Copyright ©The Author(s) 2016. Published by Baishideng Publishing Group Inc. All rights reserved.
World J Gastroenterol. Jan 7, 2016; 22(1): 379-393
Published online Jan 7, 2016. doi: 10.3748/wjg.v22.i1.379
Proteoglycans in liver cancer
Kornélia Baghy, Péter Tátrai, Eszter Regős, Ilona Kovalszky
Kornélia Baghy, Péter Tátrai, Eszter Regős, Ilona Kovalszky, First Department of Pathology and Experimental Cancer Research, Semmelweis University, H1085 Budapest, Hungary
Author contributions: Baghy K, Tátrai P, Regős E and Kovalszky I contributed equally to the research work, survey of literature, and design and writing of the manuscript.
Supported by Hungarian Research Fund (OTKA) (No. 100904 to Kovalszky I; and No. 105763 to Baghy K).
Conflict-of-interest statement: The authors declare that there are no conflicts of interest.
Open-Access: This article is an open-access article which was selected by an in-house editor and fully peer-reviewed by external reviewers. It is distributed in accordance with the Creative Commons Attribution Non Commercial (CC BY-NC 4.0) license, which permits others to distribute, remix, adapt, build upon this work non-commercially, and license their derivative works on different terms, provided the original work is properly cited and the use is non-commercial. See:
Correspondence to: Ilona Kovalszky, MD, PhD, DSc, First Department of Pathology and Experimental Cancer Research, Semmelweis University, 26 Üllői Street, H1085 Budapest, Hungary.
Telephone: +36-1-4591500 Fax: +36-1-3171074
Received: May 27, 2015
Peer-review started: May 31, 2015
First decision: July 14, 2015
Revised: September 14, 2015
Accepted: November 9, 2015
Article in press: November 9, 2015
Published online: January 7, 2016

Proteoglycans are a group of molecules that contain at least one glycosaminoglycan chain, such as a heparan, dermatan, chondroitin, or keratan sulfate, covalently attached to the protein core. These molecules are categorized based on their structure, localization, and function, and can be found in the extracellular matrix, on the cell surface, and in the cytoplasm. Cell-surface heparan sulfate proteoglycans, such as syndecans, are the primary type present in healthy liver tissue. However, deterioration of the liver results in overproduction of other proteoglycan types. The purpose of this article is to provide a current summary of the most relevant data implicating proteoglycans in the development and progression of human and experimental liver cancer. A review of our work and other studies in the literature indicate that deterioration of liver function is accompanied by an increase in the amount of chondroitin sulfate proteoglycans. The alteration of proteoglycan composition interferes with the physiologic function of the liver on several levels. This article details and discusses the roles of syndecan-1, glypicans, agrin, perlecan, collagen XVIII/endostatin, endocan, serglycin, decorin, biglycan, asporin, fibromodulin, lumican, and versican in liver function. Specifically, glypicans, agrin, and versican play significant roles in the development of liver cancer. Conversely, the presence of decorin could potentially provide protective effects.

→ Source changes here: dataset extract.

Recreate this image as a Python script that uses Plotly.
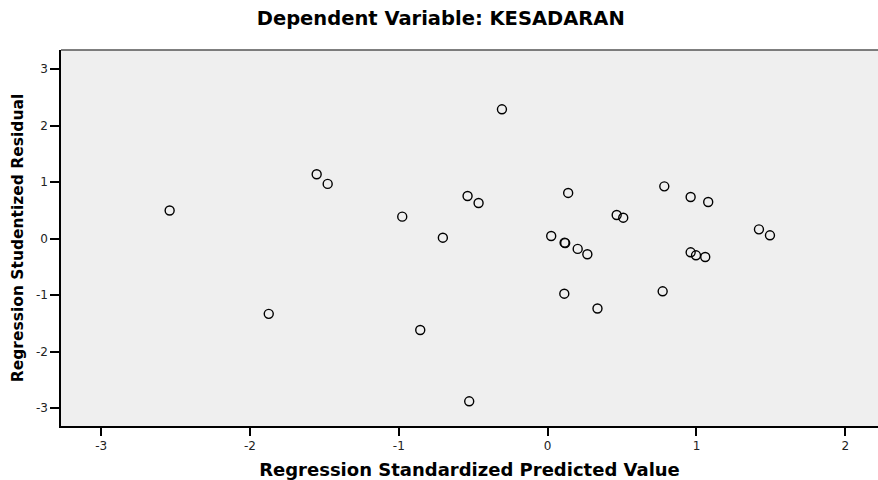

Keywords: Cancer, Cell regulation, Heparan sulfate, Liver, Proteoglycans

Core tip: Proteoglycans are molecules that contain at least one glycosaminoglycan chain and are primarily found on the cell surface and in the extracellular matrix, where they serve as structural components. In addition, their glycosaminoglycan chains interact with numerous regulatory molecules, thus potentially influencing a myriad of cellular processes, including those linked with cancer development. For example, they can support or inhibit signaling of growth factors, cytokines, and hormones. This article reviews current data demonstrating the versatile role of proteoglycans in the development, maintenance, and progression of liver cancer.